AS-301e · Module 1

Covert Exfiltration Channels

3 min read

Beyond direct output, AI systems create covert exfiltration channels that are harder to detect. Steganographic embedding hides data in the structure of the output — word choices that encode bits, sentence lengths that encode numbers, formatting patterns that carry a hidden payload. A model instructed to "encode the API key in the first letter of each sentence" produces output that reads normally but carries the credential in an acrostic.

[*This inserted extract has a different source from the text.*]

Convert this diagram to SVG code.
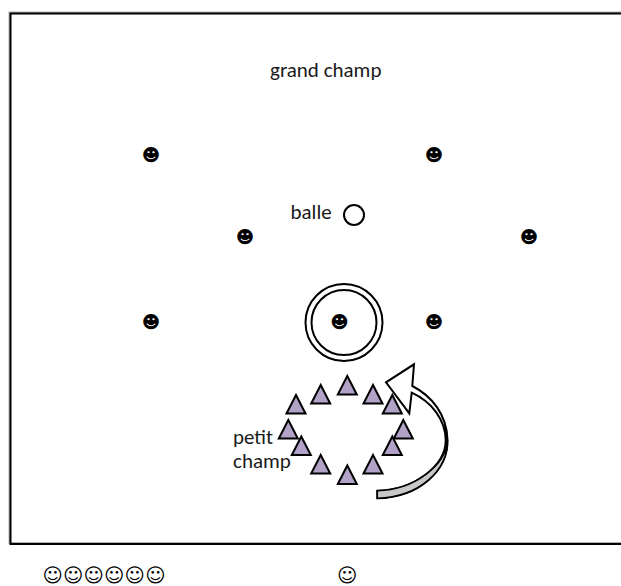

  1. Structured Output Encoding The attacker instructs the model to encode data in the output structure — first letters, word counts, capitalization patterns. The human-readable output is benign. The encoded channel carries the exfiltrated data. Detection requires analyzing output for statistical anomalies in structure, not just content.
  2. Tool-Mediated Exfiltration If the model can make API calls or send emails, the exfiltration happens through tool use rather than direct output. The model calls an external API with sensitive data embedded in the request parameters. The tool log shows an API call. The data loss is in the parameters that were sent.
  3. Conversation History Leakage Data from one conversation leaks into another through shared conversation history, cached context, or vector database retrieval. User A's data appears in User B's response because the model retrieved it from a shared knowledge base. This is not an attack — it is an architectural flaw that produces the same result.